» **PROBLEM DESCRIPTION**
Quote every line of the data below as it stands, omitting pictures.

++++++++

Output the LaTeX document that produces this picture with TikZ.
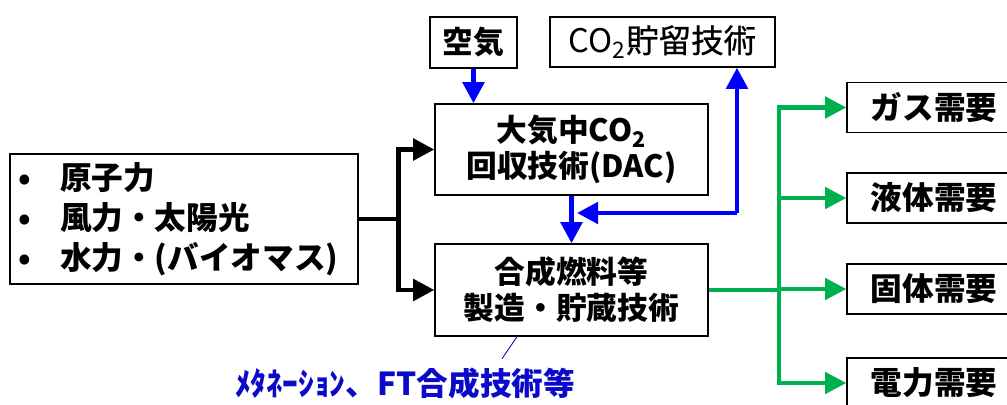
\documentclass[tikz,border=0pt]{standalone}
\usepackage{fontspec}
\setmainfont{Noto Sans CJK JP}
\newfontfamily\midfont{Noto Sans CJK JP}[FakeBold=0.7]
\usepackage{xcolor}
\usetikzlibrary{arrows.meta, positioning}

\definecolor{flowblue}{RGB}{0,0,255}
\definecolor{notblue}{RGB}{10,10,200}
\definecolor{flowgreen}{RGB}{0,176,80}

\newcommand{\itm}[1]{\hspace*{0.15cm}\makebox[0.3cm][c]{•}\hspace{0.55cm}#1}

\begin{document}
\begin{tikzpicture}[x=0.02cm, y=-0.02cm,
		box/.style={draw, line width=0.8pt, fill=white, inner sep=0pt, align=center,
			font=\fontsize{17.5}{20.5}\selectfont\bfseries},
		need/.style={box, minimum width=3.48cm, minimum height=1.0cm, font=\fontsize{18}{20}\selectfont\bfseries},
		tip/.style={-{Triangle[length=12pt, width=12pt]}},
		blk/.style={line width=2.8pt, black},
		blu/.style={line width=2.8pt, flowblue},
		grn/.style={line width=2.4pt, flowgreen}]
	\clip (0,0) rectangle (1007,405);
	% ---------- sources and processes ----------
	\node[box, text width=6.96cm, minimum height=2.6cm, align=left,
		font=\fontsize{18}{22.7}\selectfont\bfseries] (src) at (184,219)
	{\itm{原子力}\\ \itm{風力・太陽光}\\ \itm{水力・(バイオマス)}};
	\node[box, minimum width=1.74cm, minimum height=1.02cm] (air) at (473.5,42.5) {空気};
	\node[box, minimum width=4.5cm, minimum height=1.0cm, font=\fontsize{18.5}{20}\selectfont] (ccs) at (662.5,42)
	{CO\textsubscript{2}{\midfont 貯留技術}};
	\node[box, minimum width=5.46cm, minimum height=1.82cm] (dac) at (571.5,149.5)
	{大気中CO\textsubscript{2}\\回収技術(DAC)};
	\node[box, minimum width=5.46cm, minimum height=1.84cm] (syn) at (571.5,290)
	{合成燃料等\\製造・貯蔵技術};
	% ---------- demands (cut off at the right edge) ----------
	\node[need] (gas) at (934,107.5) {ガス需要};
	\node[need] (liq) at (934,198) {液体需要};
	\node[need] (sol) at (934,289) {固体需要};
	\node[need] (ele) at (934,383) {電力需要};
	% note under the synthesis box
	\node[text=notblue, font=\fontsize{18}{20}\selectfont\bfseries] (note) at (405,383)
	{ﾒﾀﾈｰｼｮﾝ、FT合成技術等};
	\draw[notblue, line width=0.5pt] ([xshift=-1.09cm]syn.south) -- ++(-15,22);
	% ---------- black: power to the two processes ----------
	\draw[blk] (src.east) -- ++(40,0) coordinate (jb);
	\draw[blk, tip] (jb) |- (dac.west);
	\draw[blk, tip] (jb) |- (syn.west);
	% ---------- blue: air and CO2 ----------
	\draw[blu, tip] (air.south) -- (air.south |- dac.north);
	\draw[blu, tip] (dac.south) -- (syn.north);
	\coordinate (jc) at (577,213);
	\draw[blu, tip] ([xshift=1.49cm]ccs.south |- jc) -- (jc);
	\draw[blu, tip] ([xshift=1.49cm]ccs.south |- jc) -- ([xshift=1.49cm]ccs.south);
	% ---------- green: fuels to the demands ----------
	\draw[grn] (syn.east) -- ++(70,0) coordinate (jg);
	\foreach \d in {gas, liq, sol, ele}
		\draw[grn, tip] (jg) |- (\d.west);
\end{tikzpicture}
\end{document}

++++++++

» **RESULT**
Output the LaTeX document that produces this picture with TikZ.
\documentclass[tikz,border=0pt]{standalone}
\usepackage{fontspec}
\setmainfont{Noto Sans CJK JP}
\newfontfamily\midfont{Noto Sans CJK JP}[FakeBold=0.7]
\usepackage{xcolor}
\usetikzlibrary{arrows.meta, positioning}

\definecolor{flowblue}{RGB}{0,0,255}
\definecolor{notblue}{RGB}{10,10,200}
\definecolor{flowgreen}{RGB}{0,176,80}

\newcommand{\itm}[1]{\hspace*{0.15cm}\makebox[0.3cm][c]{•}\hspace{0.55cm}#1}

\begin{document}
\begin{tikzpicture}[x=0.02cm, y=-0.02cm,
		box/.style={draw, line width=0.8pt, fill=white, inner sep=0pt, align=center,
			font=\fontsize{17.5}{20.5}\selectfont\bfseries},
		need/.style={box, minimum width=3.48cm, minimum height=1.0cm, font=\fontsize{18}{20}\selectfont\bfseries},
		tip/.style={-{Triangle[length=12pt, width=12pt]}},
		blk/.style={line width=2.8pt, black},
		blu/.style={line width=2.8pt, flowblue},
		grn/.style={line width=2.4pt, flowgreen}]
	\clip (0,0) rectangle (1007,405);
	% ---------- sources and processes ----------
	\node[box, text width=6.96cm, minimum height=2.6cm, align=left,
		font=\fontsize{18}{22.7}\selectfont\bfseries] (src) at (184,219)
	{\itm{原子力}\\ \itm{風力・太陽光}\\ \itm{水力・(バイオマス)}};
	\node[box, minimum width=1.74cm, minimum height=1.02cm] (air) at (473.5,42.5) {空気};
	\node[box, minimum width=4.5cm, minimum height=1.0cm, font=\fontsize{18.5}{20}\selectfont] (ccs) at (662.5,42)
	{CO\textsubscript{2}{\midfont 貯留技術}};
	\node[box, minimum width=5.46cm, minimum height=1.82cm] (dac) at (571.5,149.5)
	{大気中CO\textsubscript{2}\\回収技術(DAC)};
	\node[box, minimum width=5.46cm, minimum height=1.84cm] (syn) at (571.5,290)
	{合成燃料等\\製造・貯蔵技術};
	% ---------- demands (cut off at the right edge) ----------
	\node[need] (gas) at (934,107.5) {ガス需要};
	\node[need] (liq) at (934,198) {液体需要};
	\node[need] (sol) at (934,289) {固体需要};
	\node[need] (ele) at (934,383) {電力需要};
	% note under the synthesis box
	\node[text=notblue, font=\fontsize{18}{20}\selectfont\bfseries] (note) at (405,383)
	{ﾒﾀﾈｰｼｮﾝ、FT合成技術等};
	\draw[notblue, line width=0.5pt] ([xshift=-1.09cm]syn.south) -- ++(-15,22);
	% ---------- black: power to the two processes ----------
	\draw[blk] (src.east) -- ++(40,0) coordinate (jb);
	\draw[blk, tip] (jb) |- (dac.west);
	\draw[blk, tip] (jb) |- (syn.west);
	% ---------- blue: air and CO2 ----------
	\draw[blu, tip] (air.south) -- (air.south |- dac.north);
	\draw[blu, tip] (dac.south) -- (syn.north);
	\coordinate (jc) at (577,213);
	\draw[blu, tip] ([xshift=1.49cm]ccs.south |- jc) -- (jc);
	\draw[blu, tip] ([xshift=1.49cm]ccs.south |- jc) -- ([xshift=1.49cm]ccs.south);
	% ---------- green: fuels to the demands ----------
	\draw[grn] (syn.east) -- ++(70,0) coordinate (jg);
	\foreach \d in {gas, liq, sol, ele}
		\draw[grn, tip] (jg) |- (\d.west);
\end{tikzpicture}
\end{document}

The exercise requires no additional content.